• Goal of the exercise
Transcribe the full listing below exactly.

• Information provided
■ ■ ■ ■ ■

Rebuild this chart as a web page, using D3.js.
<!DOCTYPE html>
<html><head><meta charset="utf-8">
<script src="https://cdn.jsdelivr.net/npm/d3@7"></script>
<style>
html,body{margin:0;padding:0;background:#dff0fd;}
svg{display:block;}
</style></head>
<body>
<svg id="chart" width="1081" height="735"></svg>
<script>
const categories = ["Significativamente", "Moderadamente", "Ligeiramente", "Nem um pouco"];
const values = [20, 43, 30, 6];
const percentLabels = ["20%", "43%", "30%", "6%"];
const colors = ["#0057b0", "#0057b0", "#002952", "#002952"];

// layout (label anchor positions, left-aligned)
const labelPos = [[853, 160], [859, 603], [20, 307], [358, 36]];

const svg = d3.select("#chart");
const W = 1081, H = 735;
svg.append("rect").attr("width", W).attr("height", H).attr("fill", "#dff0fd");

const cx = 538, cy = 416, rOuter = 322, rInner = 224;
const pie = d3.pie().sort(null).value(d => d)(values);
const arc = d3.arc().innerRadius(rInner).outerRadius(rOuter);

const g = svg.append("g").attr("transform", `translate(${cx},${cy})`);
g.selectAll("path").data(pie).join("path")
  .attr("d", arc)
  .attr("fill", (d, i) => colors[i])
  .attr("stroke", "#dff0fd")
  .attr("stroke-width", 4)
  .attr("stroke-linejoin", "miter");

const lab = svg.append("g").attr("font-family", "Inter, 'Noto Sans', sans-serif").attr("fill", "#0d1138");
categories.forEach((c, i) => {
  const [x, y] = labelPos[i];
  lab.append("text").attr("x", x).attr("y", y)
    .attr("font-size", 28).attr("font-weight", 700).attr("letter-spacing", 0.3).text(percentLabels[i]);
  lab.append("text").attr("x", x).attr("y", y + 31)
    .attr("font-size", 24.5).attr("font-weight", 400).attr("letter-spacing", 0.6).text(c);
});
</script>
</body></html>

■ ■ ■ ■ ■

• Written solution
Rebuild this chart as a web page, using D3.js.
<!DOCTYPE html>
<html><head><meta charset="utf-8">
<script src="https://cdn.jsdelivr.net/npm/d3@7"></script>
<style>
html,body{margin:0;padding:0;background:#dff0fd;}
svg{display:block;}
</style></head>
<body>
<svg id="chart" width="1081" height="735"></svg>
<script>
const categories = ["Significativamente", "Moderadamente", "Ligeiramente", "Nem um pouco"];
const values = [20, 43, 30, 6];
const percentLabels = ["20%", "43%", "30%", "6%"];
const colors = ["#0057b0", "#0057b0", "#002952", "#002952"];

// layout (label anchor positions, left-aligned)
const labelPos = [[853, 160], [859, 603], [20, 307], [358, 36]];

const svg = d3.select("#chart");
const W = 1081, H = 735;
svg.append("rect").attr("width", W).attr("height", H).attr("fill", "#dff0fd");

const cx = 538, cy = 416, rOuter = 322, rInner = 224;
const pie = d3.pie().sort(null).value(d => d)(values);
const arc = d3.arc().innerRadius(rInner).outerRadius(rOuter);

const g = svg.append("g").attr("transform", `translate(${cx},${cy})`);
g.selectAll("path").data(pie).join("path")
  .attr("d", arc)
  .attr("fill", (d, i) => colors[i])
  .attr("stroke", "#dff0fd")
  .attr("stroke-width", 4)
  .attr("stroke-linejoin", "miter");

const lab = svg.append("g").attr("font-family", "Inter, 'Noto Sans', sans-serif").attr("fill", "#0d1138");
categories.forEach((c, i) => {
  const [x, y] = labelPos[i];
  lab.append("text").attr("x", x).attr("y", y)
    .attr("font-size", 28).attr("font-weight", 700).attr("letter-spacing", 0.3).text(percentLabels[i]);
  lab.append("text").attr("x", x).attr("y", y + 31)
    .attr("font-size", 24.5).attr("font-weight", 400).attr("letter-spacing", 0.6).text(c);
});
</script>
</body></html>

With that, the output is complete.